What did you just hear
unfurling in your ear’s delicate rosette?
A whistle. A knock.
The unanswered door.
There are moments the human body
— ‘In Praise of Listening’, p.18
There are consonants, sibilants, and understated alliteration, as with the m’s in the last couplet, to bring attention to everyday sounds. It is a poem to be read aloud to bring into awareness the sense of hearing.
With ‘In Praise of Letting Go’, Horlor takes an empty container and suggests filling it with ‘an angle of volcanic rock / where decades of tree growth wash up as they are: roots intact ...
Let us choose carefully then, the general view
and what it means to us, our own
collusive scenery: a homestead,
until night leafs into place above
a field with two floodlights and farther
along the horizon, the red feather
of a radio antenna flashing against grey cloud. (p.19)
He moves from the solidity of earth, the antiquity of natural surroundings, to the empheral flashing light of the antenna, bringing awareness of the transitory nature of radio communication.
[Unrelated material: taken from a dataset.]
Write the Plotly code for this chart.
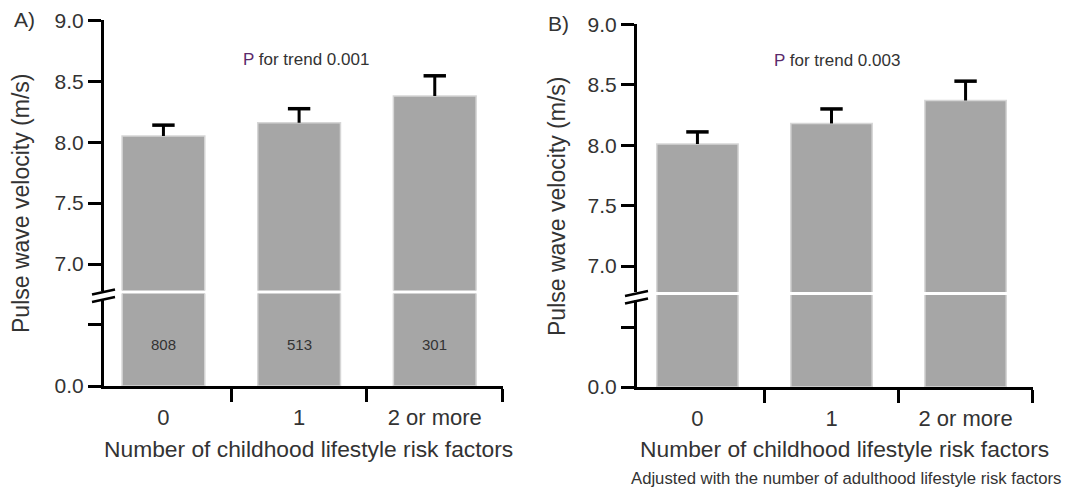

There is warmth and beauty in images such as ‘The morning, the sky / came down to lie against the earth’ (p.33). Here compassion and love combine with the vision of a cloud resting in a valley on a cold morning, while the couplet that follows challenges and contradicts, ‘Yesterday, a small bird flew in / to the window and broke its neck’ (p.33). The line break gives pause and an expectation of beauty, instead the reader is jolted with the death of the bird. Faith in goodness becomes rather a question than an expectation. In ‘Love, or What should you believe in?’ Horlor says
This word would be easier if
I could just say heart
before moving on to the short journey fingers make
between the buttons of a clean shirt —
then fold the heart over until all
that remains is its semblance across this page.
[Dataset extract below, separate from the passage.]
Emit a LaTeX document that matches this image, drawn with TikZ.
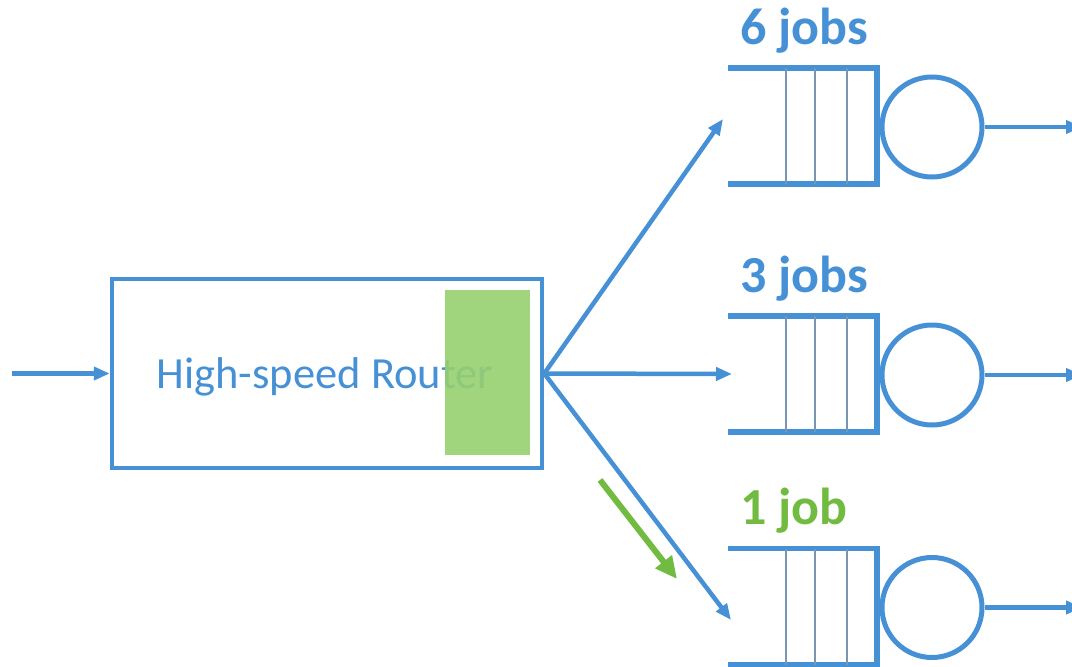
\documentclass[tikz,border=0pt]{standalone}
\usepackage{fontspec}
\setmainfont{Carlito}
\usetikzlibrary{arrows.meta}
\definecolor{qblue}{RGB}{70,145,214}
\definecolor{qgreen}{RGB}{112,187,64}
\definecolor{boxgreen}{RGB}{150,208,112}
\definecolor{divgray}{RGB}{120,150,180}
\tikzset{
  link/.style={qblue,line width=4.5pt,-{Triangle[length=16pt,width=13pt]}},
  queueline/.style={qblue,line width=5.5pt},
  slot/.style={divgray,line width=1.6pt},
  server/.style={circle,draw=qblue,line width=5pt,minimum size=100pt,inner sep=0pt},
  joblabel/.style={anchor=base west,font=\fontsize{52}{62}\selectfont\bfseries}
}
\begin{document}
\begin{tikzpicture}[x=1pt,y=-1pt]
\useasboundingbox (0,0) rectangle (1072,667);

% router
\node[draw=qblue,line width=4.5pt,minimum width=430pt,minimum height=189pt,inner sep=0pt] (router) at (327,373.5) {};
\node[text=qblue,font=\fontsize{44.5}{52}\selectfont] (rtext) at (325,377) {High-speed Router};
\fill[boxgreen,opacity=0.9] (445,290) rectangle (530,455);
\coordinate (src) at (12,373.5);
\draw[link] (src) -- (router.west);

% queues
\foreach \yc/\lab/\col/\nm in {126/6 jobs/qblue/a,374/3 jobs/qblue/b,606.5/1 job/qgreen/c}{
  \draw[queueline] (728,\yc-58) -- (877,\yc-58) -- (877,\yc+58) -- (728,\yc+58);
  \foreach \sx in {786,815,847} \draw[slot] (\sx,\yc-58) -- (\sx,\yc+58);
  \node[server] (srv-\nm) at (932,\yc+1) {};
  \node[joblabel,text=\col] (lab-\nm) at (737,\yc-82) {\lab};
  \coordinate (out-\nm) at (1082,\yc+1);
  \draw[link] (srv-\nm.east) -- (out-\nm);
}

% dispatch
\coordinate (in-a) at (723,119);
\coordinate (in-b) at (732,374);
\coordinate (in-c) at (731,620);
\draw[link] (router.east) -- (in-a);
\draw[link] (router.east) -- (in-b);
\draw[link] (router.east) -- (in-c);

\coordinate (hint-s) at (600,480);
\coordinate (hint-e) at (677,579);
\draw[qgreen,line width=6pt,-{Triangle[length=22pt,width=20pt]}] (hint-s) -- (hint-e);

\end{tikzpicture}
\end{document}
A blueprint. An ink blot. Something
to interpret under another’s care:
There is no wrong answer.
What faith. What terror.
If love was only to touch the physical heart it would be easy. But because it has to be interpreted as is a Rorschach test, all answers are correct, and it is terrifying to realize that whatever one says in a given context is right in a world where there are no absolutes and innumerable shades of grey.
In ‘Talking to Other Canadians About Canada’ (p.50), Horlor says that ‘Sometimes the most important tasks of love / are done by everyone.’ He acknowledges that love has as many faces and answers as the actions that reveal it.
The divisions of the book are brief and definite: ‘The Empty Container’ which deals with beauty etc.; ‘St. Brendan the Navigator’; ‘The Seven Heavenly Virtues’; ‘St. George the Dragon Slayer’; and ‘Hagiographies’. It is the only the satirical section in which George W. Bush is cast as St. George that appears to stray in tone from the rest of the book.
His language, however, flows like silk over the hands: it is smooth, evocative, and richly patterned. There is need to pull a thread, pick a word, and follow the pattern to its conclusion, to verify the design of his work. The connections and insights are contemporary and of spiritual depth. Any later book will surely be worthy of note.